# 9.12. 👩‍💻 Accumulator Pattern Strategies¶

## 9.12.1. When to Use it¶

When children first encounter word problems in their math classes, they find it difficult to translate those words into arithmetic expressions involving addition, subtraction, multiplication, and division. Teachers offer heuristics. If the problem says “how many…altogether”, that’s an addition problem. If it says “how many are left”, that’s going to be a subtraction problem.

Learning to use the accumulator pattern can be similarly confusing. The first step is to recognizing something in the problem statement that suggests an accumulation pattern. Here are a few. You might want to try adding some more of your own.
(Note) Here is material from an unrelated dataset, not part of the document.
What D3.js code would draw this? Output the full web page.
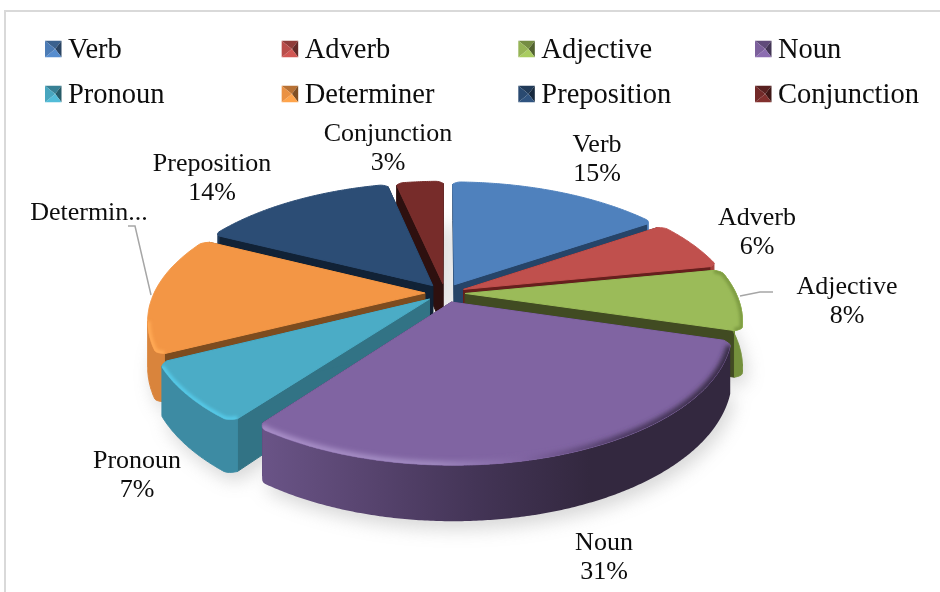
<!DOCTYPE html>
<html><head><meta charset="utf-8">
<script src="https://cdnjs.cloudflare.com/ajax/libs/d3/7.8.5/d3.min.js"></script>
<style>html,body{margin:0;padding:0;background:#fff}svg{display:block}text{font-family:"Liberation Serif",serif;fill:#0d0d0d}</style>
</head><body><svg id="c" width="940" height="592"></svg>
<script>
const categories=["Verb","Adverb","Adjective","Noun","Pronoun","Determiner","Preposition","Conjunction"];
const shares=[15.49,6.4,7.7,30.6,7.4,14.8,14.2,3.41];
const topColors=["#4f81bd","#c0504d","#9bbb59","#8064a2","#4bacc6","#f39645","#2c4d75","#772c2a"];
const edgeColors=["#264468","#661f1d","#414b22","#3f2f58","#327385","#7d4c1f","#112236","#2e100f"];
const wallColors=["#4f81bd","#a53f3c","#74903c","#5f4a78","#3d8ba3","#d9843c","#1f3a5a","#4a1a18"];
const rimColors=["#4f81bd","#c0504d","#7e9c42","#a98fc8","#55c8e6","#ffa955","#2c4d75","#772c2a"];
const labelText=["Verb","Adverb","Adjective","Noun","Pronoun","Determin...","Preposition","Conjunction"];
const labelPct=["15%","6%","8%","31%","7%","","14%","3%"];
const labelX=[597,757,847,604,137,89,212,388];
const labelY=[152,225,294,550,468,220,171,141];

const W=940,H=592,cx=445,cy=293,R=268,tilt=.4716,persp=.2,perspX=.2,stretchX=1.01,depth=44,explode=20;
const svg=d3.select("#c");
const defs=svg.append("defs");
const blur=(id,s)=>defs.append("filter").attr("id",id).attr("x","-20%").attr("y","-20%").attr("width","140%").attr("height","140%").append("feGaussianBlur").attr("stdDeviation",s);
blur("sh",9);blur("rimb",1.6);blur("rimn",2.4);

svg.append("path").attr("d",d3.line()([[W,11],[5,11],[5,H]])).attr("fill","none").attr("stroke","#d9d9d9").attr("stroke-width",2);

const g0=defs.append("linearGradient").attr("id","nounWall").attr("x1",0).attr("x2",1).attr("y1",0).attr("y2",0);
[[0,"#6a5487"],[.2,"#5a4672"],[.45,"#443557"],[.7,"#33283f"],[1,"#33283f"]].forEach(s=>g0.append("stop").attr("offset",s[0]).attr("stop-color",s[1]));
const g1=defs.append("linearGradient").attr("id","nounRim").attr("gradientUnits","userSpaceOnUse").attr("x1",264).attr("x2",737).attr("y1",0).attr("y2",0);
[[0,"#a98fc8"],[.35,"#a08ac0"],[.55,"#8064a2"],[.75,"#4d3a63"],[1,"#33283f"]].forEach(s=>g1.append("stop").attr("offset",s[0]).attr("stop-color",s[1]));

const pie=d3.pie().sort(null).startAngle(0).endAngle(2*Math.PI);
const line=d3.line().curve(d3.curveLinear);
function project(px,pz,down){
  const f=1/(1-persp*pz/R),fx=stretchX/(1-perspX*pz/R);
  return [cx+px*fx,cy+(tilt*pz+(down?depth:0))*f];
}
const slices=pie(shares).map((a,i)=>{
  const mid=(a.startAngle+a.endAngle)/2,ox=explode*Math.sin(mid),oz=-explode*Math.cos(mid);
  const n=Math.max(16,Math.round((a.endAngle-a.startAngle)*120));
  const ang=d3.range(n+1).map(k=>a.startAngle+(a.endAngle-a.startAngle)*k/n);
  const rr=t=>{const d=Math.min(t-a.startAngle,a.endAngle-t)/.035,c=Math.max(0,1-d);return R*(1-.025*c*c);};
  const rimT=ang.map(t=>project(ox+rr(t)*Math.sin(t),oz-rr(t)*Math.cos(t),false));
  const rimB=ang.map(t=>project(ox+rr(t)*Math.sin(t),oz-rr(t)*Math.cos(t),true));
  return {i,mid,depthKey:-Math.cos(mid),apexT:project(ox,oz,false),apexB:project(ox,oz,true),rimT,rimB};
});
const sh=svg.append("g").attr("filter","url(#sh)").attr("opacity",.34);
slices.forEach(s=>{
  sh.append("path").attr("d",line([s.apexB,...s.rimB])+"Z").attr("transform","translate(4,8)").attr("fill","#8a8a8a");
});
const order=slices.slice().sort((a,b)=>a.depthKey-b.depthKey);
order.forEach(s=>{
  const g=svg.append("g").attr("stroke-linejoin","round");
  const e=edgeColors[s.i],last=s.rimT.length-1;
  g.append("path").attr("d",line([s.apexT,s.rimT[0],s.rimB[0],s.apexB])+"Z").attr("fill",e).attr("stroke",e);
  g.append("path").attr("d",line([s.apexT,s.rimT[last],s.rimB[last],s.apexB])+"Z").attr("fill",e).attr("stroke",e);
  const front=d3.range(last).filter(k=>s.rimT[k+1][0]<s.rimT[k][0]+(s.i===2?4:0));
  let ks=[];
  if(front.length){
    ks=[front[0],...front.map(k=>k+1)];
    const top=ks.map(k=>s.rimT[k]),bot=ks.map(k=>s.rimB[k]).reverse();
    g.append("path").attr("d",line([...top,...bot])+"Z")
      .attr("fill",s.i===3?"url(#nounWall)":wallColors[s.i]).attr("stroke",s.i===3?"none":wallColors[s.i]);
  }
  const topD=line([s.apexT,...s.rimT])+"Z";
  g.append("path").attr("d",topD).attr("fill",topColors[s.i]).attr("stroke",topColors[s.i]).attr("stroke-width",1);
  const clipId="cl"+s.i;
  defs.append("clipPath").attr("id",clipId).append("path").attr("d",topD);
  if(ks.length){
    g.append("g").attr("clip-path",`url(#${clipId})`).append("path")
      .attr("d",line(ks.map(k=>s.rimT[k]))).attr("fill","none")
      .attr("stroke",s.i===3?"url(#nounRim)":rimColors[s.i]).attr("stroke-width",s.i===3?8:6).attr("filter",s.i===3?"url(#rimn)":"url(#rimb)");
  }
});

const leaders=[[[128,226],[135,226],[151,295]],[[740,296],[760,292],[773,292]]];
leaders.forEach(l=>svg.append("path").attr("d",line(l)).attr("fill","none").attr("stroke","#a6a6a6").attr("stroke-width",1.5));

categories.forEach((c,i)=>{
  svg.append("text").attr("x",labelX[i]).attr("y",labelY[i]).attr("text-anchor","middle").style("font-size","26px").text(labelText[i]);
  if(labelPct[i]) svg.append("text").attr("x",labelX[i]).attr("y",labelY[i]+29).attr("text-anchor","middle").style("font-size","26px").text(labelPct[i]);
});

const colX=d3.scaleLinear().domain([0,3]).range([45,755]);
const rowY=d3.scaleLinear().domain([0,1]).range([49,94]);
const sw=16.5;
categories.forEach((c,i)=>{
  const x=colX(i%4),y=rowY(Math.floor(i/4)),col=d3.color(topColors[i]);
  const a=[x,y-sw/2],b=[x+sw,y-sw/2],d=[x+sw,y+sw/2],e=[x,y+sw/2],m=[x+sw/2+2,y];
  [[a,b,m,col.darker(.8)],[b,d,m,col.darker(1.8)],[d,e,m,col.brighter(.25)],[e,a,m,col.darker(.1)]].forEach(p=>{
    svg.append("path").attr("d",line(p.slice(0,3))+"Z").attr("fill",p[3]);
  });
  svg.append("text").attr("x",x+23).attr("y",y+9).style("font-size","28.5px").text(c);
});
</script></body></html>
 Phrase Accumulation Pattern how many count accumulation how frequently total sum accumulation a list of list accumulation concatenate string accumulation join together

For example, if the problem is to compute the total distance traveled in a series of small trips, you would want to accumulate a sum. If the problem is to make a list of the cubes of all the numbers from 1-25, you want a list accumulation, starting with an empty list and appending one more cube each time. If the problem is to make a comma separated list of all the people invited to a party, you should think of concatenating them; you could start with an empty string and concatenate one more person on each iteration through a list of name.
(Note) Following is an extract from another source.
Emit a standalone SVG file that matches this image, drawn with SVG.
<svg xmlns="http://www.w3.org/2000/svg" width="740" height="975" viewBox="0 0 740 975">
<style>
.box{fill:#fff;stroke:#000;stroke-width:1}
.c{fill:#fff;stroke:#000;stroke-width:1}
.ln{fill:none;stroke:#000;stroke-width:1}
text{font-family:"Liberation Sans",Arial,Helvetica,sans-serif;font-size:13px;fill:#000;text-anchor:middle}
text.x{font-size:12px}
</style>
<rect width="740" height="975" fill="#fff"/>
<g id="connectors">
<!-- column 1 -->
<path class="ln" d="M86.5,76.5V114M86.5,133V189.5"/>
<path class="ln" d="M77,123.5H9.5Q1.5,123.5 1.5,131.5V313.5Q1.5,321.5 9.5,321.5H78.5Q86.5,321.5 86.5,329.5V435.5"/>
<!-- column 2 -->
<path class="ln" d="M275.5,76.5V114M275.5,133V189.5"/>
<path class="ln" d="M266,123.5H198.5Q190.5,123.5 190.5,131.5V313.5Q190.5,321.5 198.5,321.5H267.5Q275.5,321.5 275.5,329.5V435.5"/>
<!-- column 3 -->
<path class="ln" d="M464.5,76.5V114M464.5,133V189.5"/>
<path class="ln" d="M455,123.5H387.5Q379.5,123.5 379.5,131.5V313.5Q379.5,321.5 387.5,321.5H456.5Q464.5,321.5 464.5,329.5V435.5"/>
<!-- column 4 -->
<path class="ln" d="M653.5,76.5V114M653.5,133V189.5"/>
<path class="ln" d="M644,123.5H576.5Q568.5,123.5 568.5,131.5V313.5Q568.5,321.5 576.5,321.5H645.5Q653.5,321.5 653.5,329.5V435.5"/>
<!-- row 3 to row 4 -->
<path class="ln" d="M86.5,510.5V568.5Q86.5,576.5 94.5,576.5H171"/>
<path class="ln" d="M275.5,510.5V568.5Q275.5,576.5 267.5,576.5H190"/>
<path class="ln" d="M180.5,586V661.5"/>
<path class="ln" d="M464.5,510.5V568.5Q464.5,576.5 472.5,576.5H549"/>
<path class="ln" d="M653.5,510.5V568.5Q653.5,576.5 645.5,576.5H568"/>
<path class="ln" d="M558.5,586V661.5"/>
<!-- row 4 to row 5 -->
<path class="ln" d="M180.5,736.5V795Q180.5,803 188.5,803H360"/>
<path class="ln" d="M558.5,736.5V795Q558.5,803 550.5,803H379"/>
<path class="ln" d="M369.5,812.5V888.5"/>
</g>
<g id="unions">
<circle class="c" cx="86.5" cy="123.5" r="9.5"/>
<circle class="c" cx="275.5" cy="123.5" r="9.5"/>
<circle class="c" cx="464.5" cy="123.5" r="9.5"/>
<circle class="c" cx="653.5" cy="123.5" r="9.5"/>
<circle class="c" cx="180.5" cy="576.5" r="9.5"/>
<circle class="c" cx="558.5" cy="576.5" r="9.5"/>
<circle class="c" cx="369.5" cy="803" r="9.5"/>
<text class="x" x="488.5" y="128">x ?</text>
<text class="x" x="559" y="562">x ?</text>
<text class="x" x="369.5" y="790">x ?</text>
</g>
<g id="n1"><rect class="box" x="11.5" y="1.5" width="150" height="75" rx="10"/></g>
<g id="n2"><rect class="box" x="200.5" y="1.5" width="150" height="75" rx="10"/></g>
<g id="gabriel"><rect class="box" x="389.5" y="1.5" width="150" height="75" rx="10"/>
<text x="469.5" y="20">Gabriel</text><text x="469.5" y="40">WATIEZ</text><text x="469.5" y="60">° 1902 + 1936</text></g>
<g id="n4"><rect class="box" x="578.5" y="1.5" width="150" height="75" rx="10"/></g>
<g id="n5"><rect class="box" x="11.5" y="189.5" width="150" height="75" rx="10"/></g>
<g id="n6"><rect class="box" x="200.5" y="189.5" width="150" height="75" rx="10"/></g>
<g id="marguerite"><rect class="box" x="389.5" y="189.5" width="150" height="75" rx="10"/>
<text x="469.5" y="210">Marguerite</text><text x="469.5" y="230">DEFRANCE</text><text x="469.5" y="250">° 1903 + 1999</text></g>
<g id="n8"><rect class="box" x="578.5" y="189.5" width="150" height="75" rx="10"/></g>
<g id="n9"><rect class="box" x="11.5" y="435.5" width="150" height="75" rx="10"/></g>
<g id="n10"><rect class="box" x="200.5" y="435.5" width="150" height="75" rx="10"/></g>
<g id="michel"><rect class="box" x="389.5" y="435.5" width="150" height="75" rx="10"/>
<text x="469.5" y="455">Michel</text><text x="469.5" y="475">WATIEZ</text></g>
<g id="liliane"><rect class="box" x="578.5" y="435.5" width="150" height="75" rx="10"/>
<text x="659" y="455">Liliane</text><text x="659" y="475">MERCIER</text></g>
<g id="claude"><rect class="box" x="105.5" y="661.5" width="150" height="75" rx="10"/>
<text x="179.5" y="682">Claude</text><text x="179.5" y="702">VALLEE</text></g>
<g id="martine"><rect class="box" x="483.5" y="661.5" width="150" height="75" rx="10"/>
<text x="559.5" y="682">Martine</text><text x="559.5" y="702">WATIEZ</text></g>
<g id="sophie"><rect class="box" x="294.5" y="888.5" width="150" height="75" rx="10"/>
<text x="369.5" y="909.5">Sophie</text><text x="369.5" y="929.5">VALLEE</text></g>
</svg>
## 9.12.2. Before Writing it¶

Before writing any code, we recommend that you first answer the following questions:

• What sequence will you iterate through as you accumulate a result? It could be a range of numbers, the letters in a string, or some existing list that you have just as a list of names.

• What type of value will you accumulate? If your final result will be a number, your accumulator will start out with a number and always have a number even as it is updated each time. Similarly, if your final result will be a list, start with a list. If your final result will be a string, you’ll probably want to start with a string; one other option is to accumulate a list of strings and then use the .join() method at the end to concatenate them all together.

We recommend writing your answers to these questions in a comment. As you encounter bugs and have to look things up, it will help remind you of what you were trying to implement. Sometimes, just writing the comment can help you to realize a potential problem and avoid it before you ever write any code.

## 9.12.3. Choosing Good Accumulator and Iterator Variable Names¶

The final piece of advice regarding accumulation strategies is to be intentional when choosing variable names for the accumulator and iterator variables. A good name can help remind you of what the value is assigned to the variable as well as what you should have by the end of your code. While it might be tempting at first to use a short variable name, such as a or x, if you run into any bugs or look at your code later, you may have trouble understanding what you intended to do and what your code is actually doing.

For the accumulator variable, one thing that can help is to make the variable name end with “so_far”. The prefix can be something that helps remind you of what you’re supposed to end up with. For example: count_so_far, total_so_far, or cubes_so_far.

As mentioned previously in a previous Way of the Programmer segment, 👩‍💻 Naming Variables in For Loops, the iterator variable should be a singular noun. It should describe what one item in the original sequence, not what one item in the final result will be. For example, when accumulating the cubes of the numbers from 1-25, don’t write for cube in range(25):. Instead, write for num in range(25):. If you name the iterator variable cube you run the risk of getting confused that it has already been cubed, when that’s an operation that you still have to write in your code.